### [Goal]
Return the material exactly, first line through the line containing "height = 371;", and nothing more. Pictures stay out.

### [Task material]
━━━━━━━━━━━━━━━━━━━━

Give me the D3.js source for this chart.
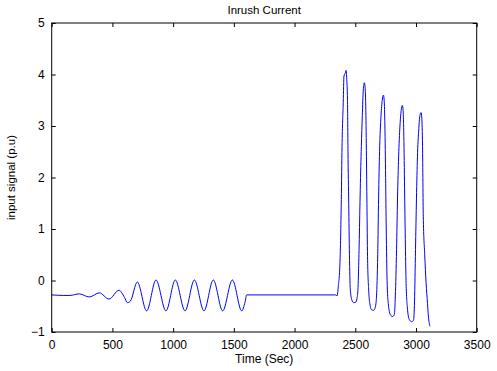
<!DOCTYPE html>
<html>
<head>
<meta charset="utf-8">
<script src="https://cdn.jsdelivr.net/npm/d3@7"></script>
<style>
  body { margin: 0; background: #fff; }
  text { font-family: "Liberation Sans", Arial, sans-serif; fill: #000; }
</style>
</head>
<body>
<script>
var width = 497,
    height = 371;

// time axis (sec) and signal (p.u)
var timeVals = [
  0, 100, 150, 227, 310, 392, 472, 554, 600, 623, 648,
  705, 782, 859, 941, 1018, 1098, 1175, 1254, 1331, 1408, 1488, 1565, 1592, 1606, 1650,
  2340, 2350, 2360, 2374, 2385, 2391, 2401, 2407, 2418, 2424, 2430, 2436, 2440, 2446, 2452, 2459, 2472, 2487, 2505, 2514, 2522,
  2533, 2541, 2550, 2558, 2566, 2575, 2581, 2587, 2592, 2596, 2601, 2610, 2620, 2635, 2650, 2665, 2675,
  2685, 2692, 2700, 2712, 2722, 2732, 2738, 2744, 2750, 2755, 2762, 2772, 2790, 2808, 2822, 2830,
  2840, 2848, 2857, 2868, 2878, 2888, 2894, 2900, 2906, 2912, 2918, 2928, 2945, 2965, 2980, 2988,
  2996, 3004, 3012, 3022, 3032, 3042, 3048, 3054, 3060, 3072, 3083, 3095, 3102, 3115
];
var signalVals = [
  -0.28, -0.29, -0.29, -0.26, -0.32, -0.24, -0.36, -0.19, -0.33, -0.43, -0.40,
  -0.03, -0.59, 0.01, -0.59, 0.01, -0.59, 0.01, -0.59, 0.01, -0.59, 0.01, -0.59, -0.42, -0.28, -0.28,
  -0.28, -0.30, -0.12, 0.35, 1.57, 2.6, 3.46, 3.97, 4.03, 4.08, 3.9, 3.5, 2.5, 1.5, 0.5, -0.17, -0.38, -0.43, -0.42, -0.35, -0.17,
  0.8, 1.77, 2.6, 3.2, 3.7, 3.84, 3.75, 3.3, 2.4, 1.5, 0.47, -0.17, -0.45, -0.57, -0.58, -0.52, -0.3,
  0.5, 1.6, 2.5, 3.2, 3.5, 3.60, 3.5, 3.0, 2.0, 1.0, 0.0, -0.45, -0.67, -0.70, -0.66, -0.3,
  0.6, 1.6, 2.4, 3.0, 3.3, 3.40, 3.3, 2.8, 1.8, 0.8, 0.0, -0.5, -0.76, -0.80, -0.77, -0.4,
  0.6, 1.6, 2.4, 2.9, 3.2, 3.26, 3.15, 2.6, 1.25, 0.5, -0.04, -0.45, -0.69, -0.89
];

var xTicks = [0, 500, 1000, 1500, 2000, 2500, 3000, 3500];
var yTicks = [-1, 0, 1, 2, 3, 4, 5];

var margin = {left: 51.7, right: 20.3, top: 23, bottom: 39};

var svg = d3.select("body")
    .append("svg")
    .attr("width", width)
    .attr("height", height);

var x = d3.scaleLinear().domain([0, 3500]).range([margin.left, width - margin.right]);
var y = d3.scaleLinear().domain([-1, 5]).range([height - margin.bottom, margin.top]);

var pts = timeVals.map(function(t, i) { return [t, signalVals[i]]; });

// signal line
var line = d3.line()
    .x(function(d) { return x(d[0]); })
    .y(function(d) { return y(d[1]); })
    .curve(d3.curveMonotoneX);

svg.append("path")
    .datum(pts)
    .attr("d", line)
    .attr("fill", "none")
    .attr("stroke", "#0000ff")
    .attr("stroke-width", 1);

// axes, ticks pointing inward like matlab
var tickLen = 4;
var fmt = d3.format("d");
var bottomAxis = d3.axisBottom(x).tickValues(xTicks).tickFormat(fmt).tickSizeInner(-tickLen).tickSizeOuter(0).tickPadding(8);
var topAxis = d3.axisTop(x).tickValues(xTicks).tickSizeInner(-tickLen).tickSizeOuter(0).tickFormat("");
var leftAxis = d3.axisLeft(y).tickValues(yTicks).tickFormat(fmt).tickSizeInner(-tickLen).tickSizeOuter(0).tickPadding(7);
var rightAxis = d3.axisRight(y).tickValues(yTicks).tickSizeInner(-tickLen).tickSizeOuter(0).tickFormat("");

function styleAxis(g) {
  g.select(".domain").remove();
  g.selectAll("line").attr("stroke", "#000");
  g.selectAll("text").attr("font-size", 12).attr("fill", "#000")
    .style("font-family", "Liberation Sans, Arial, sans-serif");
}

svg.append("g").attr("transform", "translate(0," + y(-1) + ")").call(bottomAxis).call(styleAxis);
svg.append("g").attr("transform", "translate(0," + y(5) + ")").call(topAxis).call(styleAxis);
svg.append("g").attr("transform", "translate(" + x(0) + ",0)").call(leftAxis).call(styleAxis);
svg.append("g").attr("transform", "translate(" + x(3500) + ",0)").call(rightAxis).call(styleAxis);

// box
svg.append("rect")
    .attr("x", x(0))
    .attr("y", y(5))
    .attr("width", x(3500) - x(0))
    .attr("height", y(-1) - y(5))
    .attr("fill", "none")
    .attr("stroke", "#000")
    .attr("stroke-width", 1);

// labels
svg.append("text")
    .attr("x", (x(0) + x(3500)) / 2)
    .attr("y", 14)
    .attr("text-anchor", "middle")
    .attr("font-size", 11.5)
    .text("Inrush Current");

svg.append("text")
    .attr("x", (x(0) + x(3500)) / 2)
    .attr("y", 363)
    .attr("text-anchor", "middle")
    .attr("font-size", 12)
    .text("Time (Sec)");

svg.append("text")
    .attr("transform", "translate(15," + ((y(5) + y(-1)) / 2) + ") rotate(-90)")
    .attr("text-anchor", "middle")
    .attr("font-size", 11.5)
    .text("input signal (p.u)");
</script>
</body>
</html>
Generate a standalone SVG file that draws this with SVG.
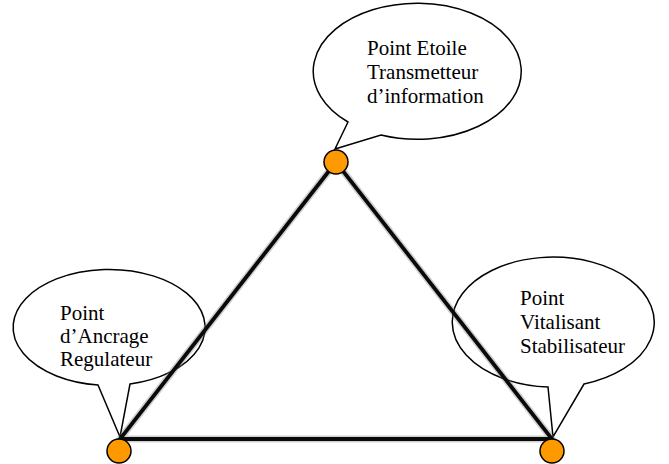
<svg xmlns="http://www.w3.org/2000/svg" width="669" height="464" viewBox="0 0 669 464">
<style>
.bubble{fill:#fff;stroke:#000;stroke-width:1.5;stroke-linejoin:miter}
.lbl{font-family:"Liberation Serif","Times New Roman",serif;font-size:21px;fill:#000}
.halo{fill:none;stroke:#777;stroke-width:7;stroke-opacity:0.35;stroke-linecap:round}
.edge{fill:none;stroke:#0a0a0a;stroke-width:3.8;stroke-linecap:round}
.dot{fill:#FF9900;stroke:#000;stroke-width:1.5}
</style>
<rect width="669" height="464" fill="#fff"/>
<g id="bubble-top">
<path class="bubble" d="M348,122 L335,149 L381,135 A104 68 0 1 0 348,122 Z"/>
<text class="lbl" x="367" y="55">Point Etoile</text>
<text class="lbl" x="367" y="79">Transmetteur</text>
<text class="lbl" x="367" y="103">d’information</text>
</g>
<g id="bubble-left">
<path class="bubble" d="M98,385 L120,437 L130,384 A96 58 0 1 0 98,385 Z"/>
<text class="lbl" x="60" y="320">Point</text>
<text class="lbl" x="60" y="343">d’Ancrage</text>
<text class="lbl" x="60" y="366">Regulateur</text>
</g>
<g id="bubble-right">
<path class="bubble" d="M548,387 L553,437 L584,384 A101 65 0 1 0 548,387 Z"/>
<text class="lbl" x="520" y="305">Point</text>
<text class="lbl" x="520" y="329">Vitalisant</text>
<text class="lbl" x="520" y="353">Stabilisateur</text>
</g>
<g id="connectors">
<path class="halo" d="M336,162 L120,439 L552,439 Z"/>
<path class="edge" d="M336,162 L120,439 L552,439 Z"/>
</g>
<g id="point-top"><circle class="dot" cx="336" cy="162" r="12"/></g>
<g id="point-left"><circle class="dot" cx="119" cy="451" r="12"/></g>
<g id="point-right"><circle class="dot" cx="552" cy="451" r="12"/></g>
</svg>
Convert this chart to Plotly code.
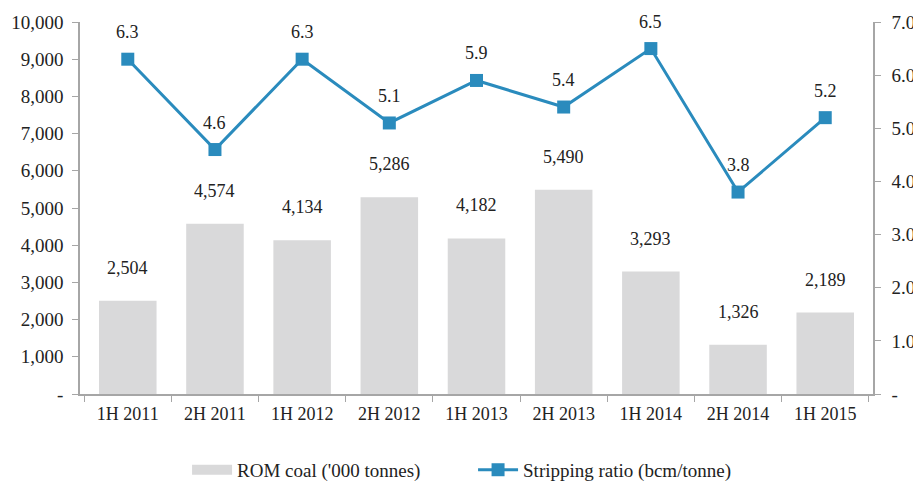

━━━━━━━━━━━━━━━━━━━━

### [Written response]
Give me the D3.js source for this chart.
<!DOCTYPE html>
<html>
<head>
<meta charset="utf-8">
<script src="https://cdn.jsdelivr.net/npm/d3@7"></script>
<style>
  body { margin: 0; background: #fff; }
  text { font-family: "Liberation Sans", Arial, sans-serif; fill: #000; }
</style>
</head>
<body>
<script>
var width = 497,
    height = 371;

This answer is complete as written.